How to Picture a Higher Dimension
The biggest barrier to understanding hyperspace is that human brains evolved to navigate three spatial dimensions. We literally cannot picture a fourth spatial direction. But there are useful analogies. Imagine a creature living on the surface of a sheet of paper. It can move left, right, forward, and backward, but it has no concept of “up.” If you lifted it off the page, it would vanish from its flat world entirely, reappearing when you set it back down. To its fellow flat creatures, it would seem to have teleported.
That’s essentially what hyperspace travel proposes in fiction: stepping off the “page” of our three-dimensional universe into a dimension we can’t perceive, moving through it, and stepping back. Mathematicians use projection to make this concrete. Just as a shadow on a wall is a 2D projection of a 3D object, a rotating wireframe tesseract on your screen is a 3D projection of a 4D object. The object looks like it’s turning inside out because your brain is trying to interpret dimensional information it doesn’t have the wiring to process directly. The distortion isn’t in the object. It’s in the projection.

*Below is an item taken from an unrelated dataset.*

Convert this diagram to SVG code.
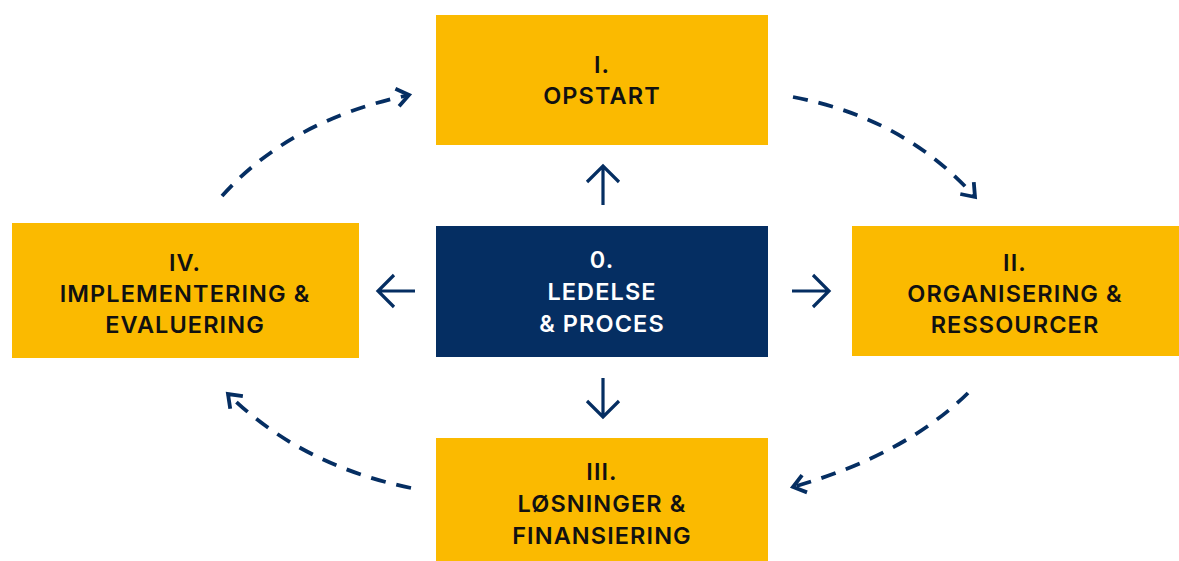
<svg xmlns="http://www.w3.org/2000/svg" width="1179" height="561" viewBox="0 0 1179 561">
<defs>
<style>
.box{fill:#FBBA00}
.core{fill:#052E62}
.t{font-family:Inter,"Liberation Sans",sans-serif;font-size:23.5px;font-weight:600;letter-spacing:1.1px;fill:#111;text-anchor:middle}
.w{fill:#fff}
.solid{fill:none;stroke:#052E62;stroke-width:3.2;stroke-linecap:butt;stroke-linejoin:miter}
.dash{fill:none;stroke:#052E62;stroke-width:3.8;stroke-dasharray:15 11}
</style>
<marker id="ah" viewBox="0 0 24 24" refX="17" refY="12" markerWidth="24" markerHeight="24" markerUnits="userSpaceOnUse" orient="auto">
<path d="M5,3 L17,12 L5,21" fill="none" stroke="#052E62" stroke-width="3.8"/>
</marker>
</defs>
<rect width="1179" height="561" fill="#fff"/>
<g id="node-0">
<rect class="core" x="436" y="226" width="332" height="131"/>
<text class="t w" x="602" y="268">0.</text>
<text class="t w" x="602" y="300">LEDELSE</text>
<text class="t w" x="602" y="332">&amp; PROCES</text>
</g>
<g id="node-1">
<rect class="box" x="436" y="15" width="332" height="130"/>
<text class="t" x="602" y="73">I.</text>
<text class="t" x="602" y="104">OPSTART</text>
</g>
<g id="node-2">
<rect class="box" x="852" y="226" width="327" height="130"/>
<text class="t" x="1015" y="271">II.</text>
<text class="t" x="1015" y="302">ORGANISERING &amp;</text>
<text class="t" x="1015" y="333">RESSOURCER</text>
</g>
<g id="node-3">
<rect class="box" x="436" y="438" width="332" height="123"/>
<text class="t" x="602" y="480">III.</text>
<text class="t" x="602" y="512">LØSNINGER &amp;</text>
<text class="t" x="602" y="544">FINANSIERING</text>
</g>
<g id="node-4">
<rect class="box" x="12" y="223" width="347" height="135"/>
<text class="t" x="185" y="271">IV.</text>
<text class="t" x="185" y="302">IMPLEMENTERING &amp;</text>
<text class="t" x="185" y="333">EVALUERING</text>
</g>
<g id="connectors">
<path class="solid" d="M603,205 V166 M587,182 L603,166 L619,182"/>
<path class="solid" d="M603,378 V417 M587,401 L603,417 L619,401"/>
<path class="solid" d="M415,291 H378 M394,275 L378,291 L394,307"/>
<path class="solid" d="M792,291 H829 M813,275 L829,291 L813,307"/>
<path class="dash" d="M222,196 Q290,120 409,95" marker-end="url(#ah)"/>
<path class="dash" d="M793,97 Q905,118 975,197" marker-end="url(#ah)"/>
<path class="dash" d="M968,393 Q905,455 793,487" marker-end="url(#ah)"/>
<path class="dash" d="M411,488 Q300,465 228,394" marker-end="url(#ah)"/>
</g>
</svg>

Whether hyperspace is real, in the sense that our universe genuinely has more than three spatial dimensions, remains an open question. The math works. The physics is plausible. The experimental evidence hasn’t shown up yet. For now, hyperspace sits in a fascinating middle ground: too mathematically rigorous to dismiss, too experimentally elusive to confirm, and too compelling a story device to stop using.